In the first phone metadata opinion, issued December 16th in the case of Klayman v. Obama, Judge Richard J. Leon of the District Court for the District of Columbia held that Smith v. Maryland did not validate the mass collection here. For those new to this issue, Smith is a 1979 Supreme Court case that held that phone numbers dialed are not entitled to Fourth Amendment protection because the dialer has no reasonable expectation of privacy in the numbers. Rather, the subscriber cannot expect privacy in, and assumes the risk that, the phone company will disclose the numbers she dials to other people, including the government. Smith has its defenders and detractors. George Washington University Law Professor Orin Kerr and I have debated its continuing viability on these very pages and Justice Sonia Sotomayor has suggested that the time has come for Smith–and the so-called third party doctrine based on it–to come to an end.
Judge Leon agreed with the view that Smith is irrelevant to modern bulk metadata collection programs involving far more and more detailed information about essentially every American. People do have a reasonable expectation that the Government will not collect and store for five years their telephony metadata for purposes of high-tech data analysis without any case-by-case judicial approval.
Then, on December 27th, Judge William H. Pauley of the Southern District of New York upheld the section 215 program in ACLU v.

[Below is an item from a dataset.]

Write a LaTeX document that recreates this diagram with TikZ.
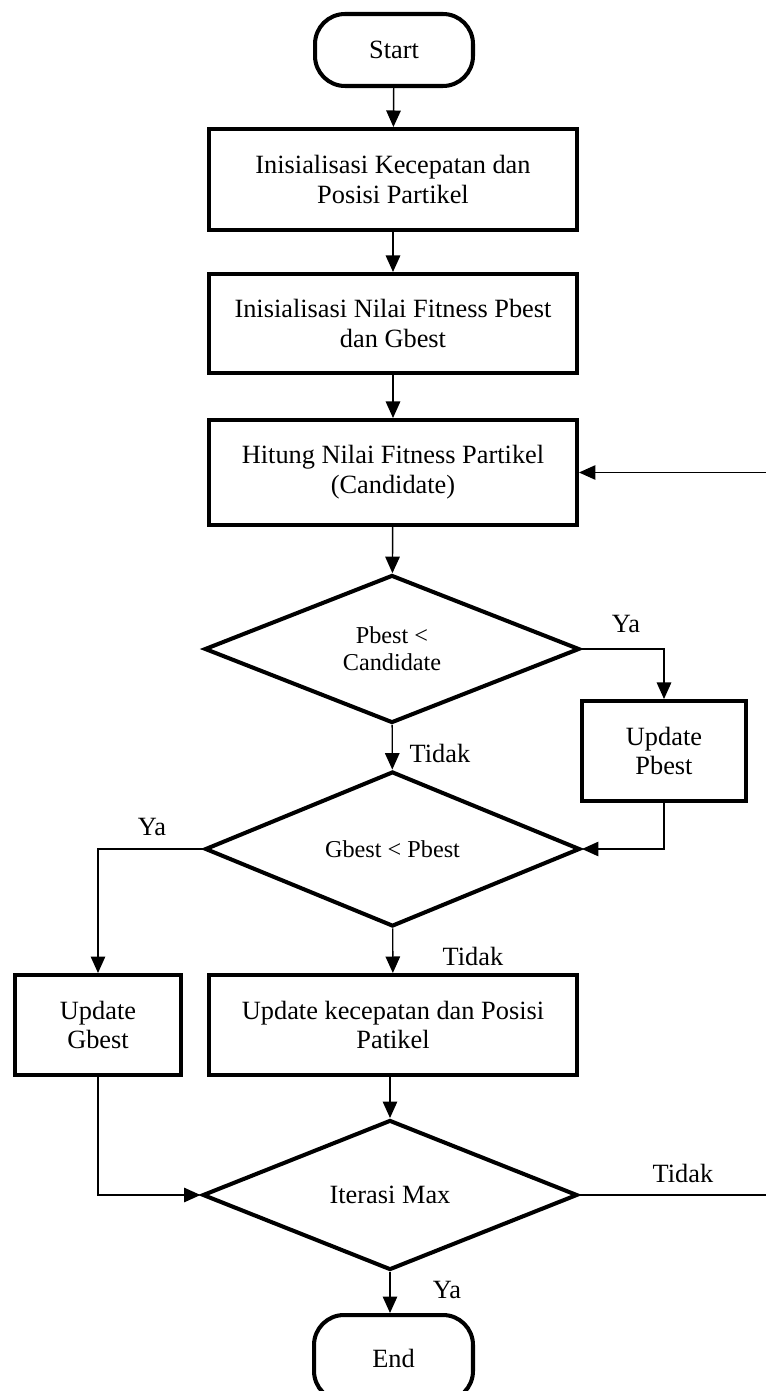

Clapper, saying that Smith v. Maryland controls for Fourth Amendment purposes. Primarily, Judge Pauley seemed influenced by the idea that the calling records in question were owned by Verizon, and not by the plaintiffs. [That foundational assumption is wrong. The Telecommunications Act defines telephone numbers dialed, information contained in phone bills, and other information relating to the quantity, technical configuration, type, destination, location, and amount of use of a telecommunications service as “customer proprietary network information” and prohibits phone companies from disclosing or using it in statutorily unapproved ways. So, to the extent property rights answer the Fourth Amendment question, US law pretty clearly says that phone numbers dialed belong to the consumer, not the company. Also, they are private.]
Pauley also made the argument that if one man’s dialed phone numbers are not private, than neither are everyone’s. “The collection of breathtaking amounts of information unprotected by the Fourth Amendment does not transform that sweep into a Fourth Amendment search”
It is that purely mathematical view of the Fourth Amendment that I believe may be on its way out. Judge Leon did not accept it, instead holding that a difference in scope is a difference in kind. Nor does Judge Edward R. Korman of the Eastern District of New York in the ACLU’s other defeat of the week, today’s Abidor v. Napolitano decision. Abidor is a challenge under the Fourth and First Amendments to the Customs and Border Patrol (CBP) guidelines and practices for searching electronic devices at the US borders. Judge Korman dismissed the ACLU’s challenge on standing grounds, but nevertheless assessed the merits of the underlying claims. With regards to the Fourth Amendment, the court agreed with the Ninth Circuit in US v. Cotterman that “quick looks” at data do not require any suspicion at all, and then proceeded to assess whether the Fourth Amendment means a comprehensive forensic search of digital data at the border can only be undertaken based on reasonable suspicion.